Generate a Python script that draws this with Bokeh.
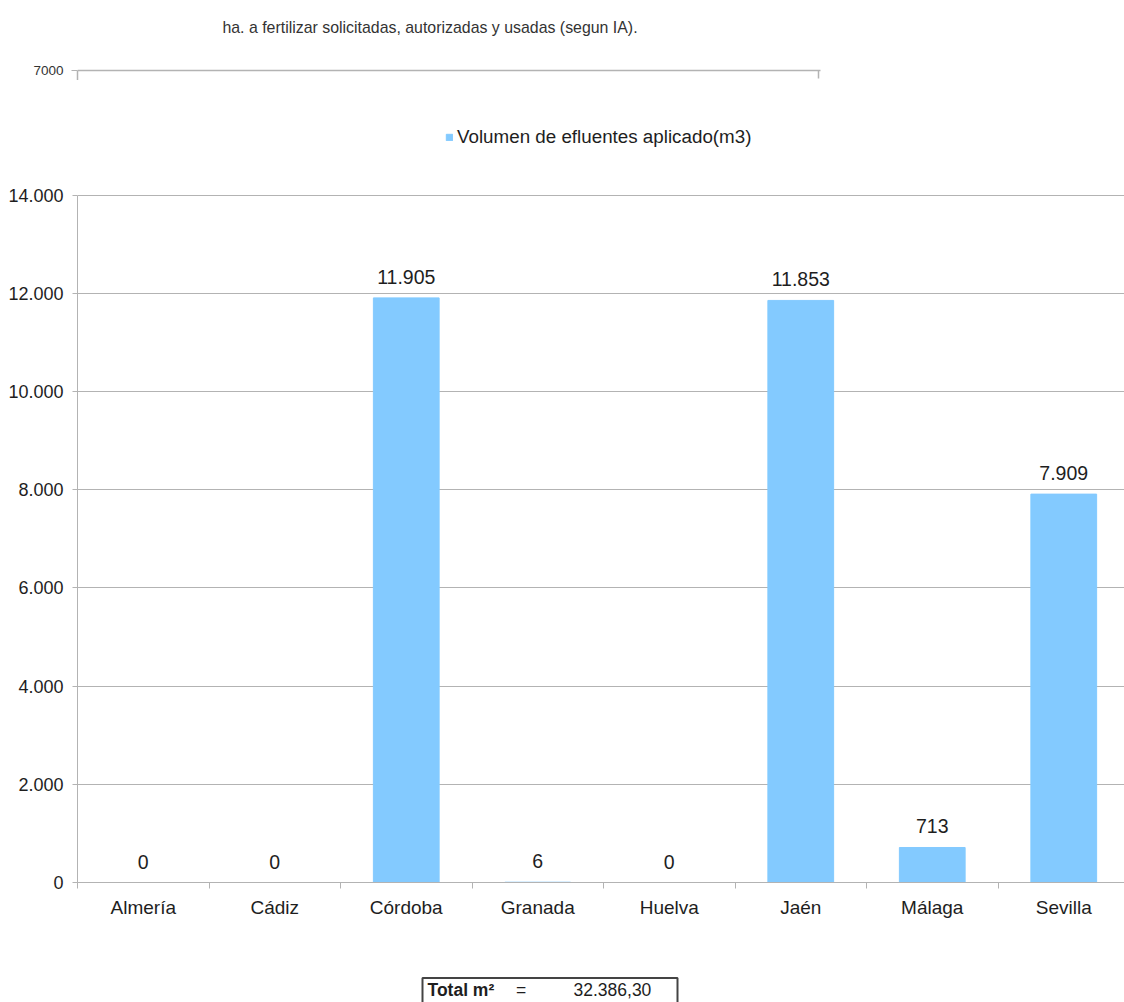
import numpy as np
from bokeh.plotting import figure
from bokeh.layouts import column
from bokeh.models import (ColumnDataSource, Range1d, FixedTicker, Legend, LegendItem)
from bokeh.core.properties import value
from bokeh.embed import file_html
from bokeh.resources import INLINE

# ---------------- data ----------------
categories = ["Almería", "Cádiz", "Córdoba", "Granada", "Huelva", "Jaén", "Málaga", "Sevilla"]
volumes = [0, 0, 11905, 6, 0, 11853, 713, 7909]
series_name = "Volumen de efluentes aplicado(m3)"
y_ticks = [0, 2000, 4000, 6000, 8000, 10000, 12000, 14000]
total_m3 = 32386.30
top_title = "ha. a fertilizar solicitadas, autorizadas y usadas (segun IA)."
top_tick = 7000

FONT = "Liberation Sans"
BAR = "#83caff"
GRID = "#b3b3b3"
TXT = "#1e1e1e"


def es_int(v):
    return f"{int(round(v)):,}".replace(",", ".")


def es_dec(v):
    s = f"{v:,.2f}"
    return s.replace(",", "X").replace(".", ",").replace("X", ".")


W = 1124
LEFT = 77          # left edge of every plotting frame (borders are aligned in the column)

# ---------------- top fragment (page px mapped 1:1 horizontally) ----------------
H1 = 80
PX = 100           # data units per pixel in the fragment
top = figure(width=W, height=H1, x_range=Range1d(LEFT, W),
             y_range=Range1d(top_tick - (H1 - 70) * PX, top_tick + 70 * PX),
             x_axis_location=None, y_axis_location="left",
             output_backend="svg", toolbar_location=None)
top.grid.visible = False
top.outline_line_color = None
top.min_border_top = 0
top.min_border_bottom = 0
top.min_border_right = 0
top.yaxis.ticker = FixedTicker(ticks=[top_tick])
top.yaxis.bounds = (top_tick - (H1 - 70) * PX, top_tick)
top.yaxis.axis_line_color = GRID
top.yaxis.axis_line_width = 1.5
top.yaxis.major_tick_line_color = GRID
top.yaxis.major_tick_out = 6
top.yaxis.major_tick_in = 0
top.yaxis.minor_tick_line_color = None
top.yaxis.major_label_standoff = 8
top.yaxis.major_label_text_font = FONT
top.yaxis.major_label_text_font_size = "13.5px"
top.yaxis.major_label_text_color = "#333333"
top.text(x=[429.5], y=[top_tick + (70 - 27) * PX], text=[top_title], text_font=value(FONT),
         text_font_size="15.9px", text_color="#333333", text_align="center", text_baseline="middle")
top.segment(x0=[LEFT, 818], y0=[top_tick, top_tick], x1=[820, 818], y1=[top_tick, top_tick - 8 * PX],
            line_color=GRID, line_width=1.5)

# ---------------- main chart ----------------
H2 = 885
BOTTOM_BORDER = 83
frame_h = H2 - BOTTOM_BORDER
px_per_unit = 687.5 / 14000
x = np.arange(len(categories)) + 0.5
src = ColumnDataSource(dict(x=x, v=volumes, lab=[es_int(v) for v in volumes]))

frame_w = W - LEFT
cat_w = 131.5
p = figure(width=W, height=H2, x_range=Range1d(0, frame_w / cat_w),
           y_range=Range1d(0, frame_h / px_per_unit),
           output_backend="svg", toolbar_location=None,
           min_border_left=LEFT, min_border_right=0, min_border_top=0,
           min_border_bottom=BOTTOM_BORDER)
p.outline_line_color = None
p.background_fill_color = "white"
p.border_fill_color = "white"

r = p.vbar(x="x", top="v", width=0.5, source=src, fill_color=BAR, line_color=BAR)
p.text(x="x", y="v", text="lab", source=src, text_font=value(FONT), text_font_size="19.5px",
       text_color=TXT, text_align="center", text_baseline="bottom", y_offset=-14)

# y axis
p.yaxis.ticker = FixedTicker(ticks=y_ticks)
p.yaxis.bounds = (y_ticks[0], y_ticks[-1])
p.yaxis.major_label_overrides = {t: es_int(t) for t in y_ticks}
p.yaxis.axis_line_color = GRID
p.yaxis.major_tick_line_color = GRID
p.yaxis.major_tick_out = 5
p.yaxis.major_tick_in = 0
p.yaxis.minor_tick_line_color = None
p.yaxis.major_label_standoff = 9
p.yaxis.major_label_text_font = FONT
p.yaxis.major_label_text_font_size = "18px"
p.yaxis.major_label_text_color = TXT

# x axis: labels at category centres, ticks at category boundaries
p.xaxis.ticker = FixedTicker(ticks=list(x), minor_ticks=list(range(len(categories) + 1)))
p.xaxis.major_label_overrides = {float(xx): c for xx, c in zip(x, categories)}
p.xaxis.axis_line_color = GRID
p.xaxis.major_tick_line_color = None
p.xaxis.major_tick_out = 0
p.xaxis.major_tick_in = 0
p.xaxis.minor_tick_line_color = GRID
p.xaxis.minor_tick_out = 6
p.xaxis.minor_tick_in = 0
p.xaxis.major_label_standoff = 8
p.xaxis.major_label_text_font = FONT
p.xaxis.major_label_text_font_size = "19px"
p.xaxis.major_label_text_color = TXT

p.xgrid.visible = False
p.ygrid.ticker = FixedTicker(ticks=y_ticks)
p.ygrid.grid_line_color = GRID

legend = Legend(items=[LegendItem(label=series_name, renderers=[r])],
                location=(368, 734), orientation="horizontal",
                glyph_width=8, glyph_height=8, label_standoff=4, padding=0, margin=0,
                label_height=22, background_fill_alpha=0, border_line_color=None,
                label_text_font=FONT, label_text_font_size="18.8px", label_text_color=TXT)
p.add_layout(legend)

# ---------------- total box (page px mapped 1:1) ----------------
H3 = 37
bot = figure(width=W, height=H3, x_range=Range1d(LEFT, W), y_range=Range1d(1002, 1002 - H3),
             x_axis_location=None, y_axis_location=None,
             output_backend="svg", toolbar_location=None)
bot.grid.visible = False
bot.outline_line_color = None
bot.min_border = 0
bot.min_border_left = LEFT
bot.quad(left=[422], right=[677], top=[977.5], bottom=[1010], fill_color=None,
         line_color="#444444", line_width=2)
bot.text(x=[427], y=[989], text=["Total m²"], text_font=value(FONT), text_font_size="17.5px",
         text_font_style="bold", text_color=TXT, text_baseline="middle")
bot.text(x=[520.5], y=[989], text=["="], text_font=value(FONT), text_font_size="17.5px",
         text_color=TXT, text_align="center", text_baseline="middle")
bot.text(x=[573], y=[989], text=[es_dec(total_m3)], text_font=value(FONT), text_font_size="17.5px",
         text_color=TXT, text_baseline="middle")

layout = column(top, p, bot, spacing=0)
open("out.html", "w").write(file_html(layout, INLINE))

---+---

- GIVEN INSTRUCTION
Restate the material word for word from its first line through the line containing "in the column)", both included; the pictures do not belong in it.

- THE RESULT
Generate a Python script that draws this with Bokeh.
import numpy as np
from bokeh.plotting import figure
from bokeh.layouts import column
from bokeh.models import (ColumnDataSource, Range1d, FixedTicker, Legend, LegendItem)
from bokeh.core.properties import value
from bokeh.embed import file_html
from bokeh.resources import INLINE

# ---------------- data ----------------
categories = ["Almería", "Cádiz", "Córdoba", "Granada", "Huelva", "Jaén", "Málaga", "Sevilla"]
volumes = [0, 0, 11905, 6, 0, 11853, 713, 7909]
series_name = "Volumen de efluentes aplicado(m3)"
y_ticks = [0, 2000, 4000, 6000, 8000, 10000, 12000, 14000]
total_m3 = 32386.30
top_title = "ha. a fertilizar solicitadas, autorizadas y usadas (segun IA)."
top_tick = 7000

FONT = "Liberation Sans"
BAR = "#83caff"
GRID = "#b3b3b3"
TXT = "#1e1e1e"


def es_int(v):
    return f"{int(round(v)):,}".replace(",", ".")


def es_dec(v):
    s = f"{v:,.2f}"
    return s.replace(",", "X").replace(".", ",").replace("X", ".")


W = 1124
LEFT = 77          # left edge of every plotting frame (borders are aligned in the column)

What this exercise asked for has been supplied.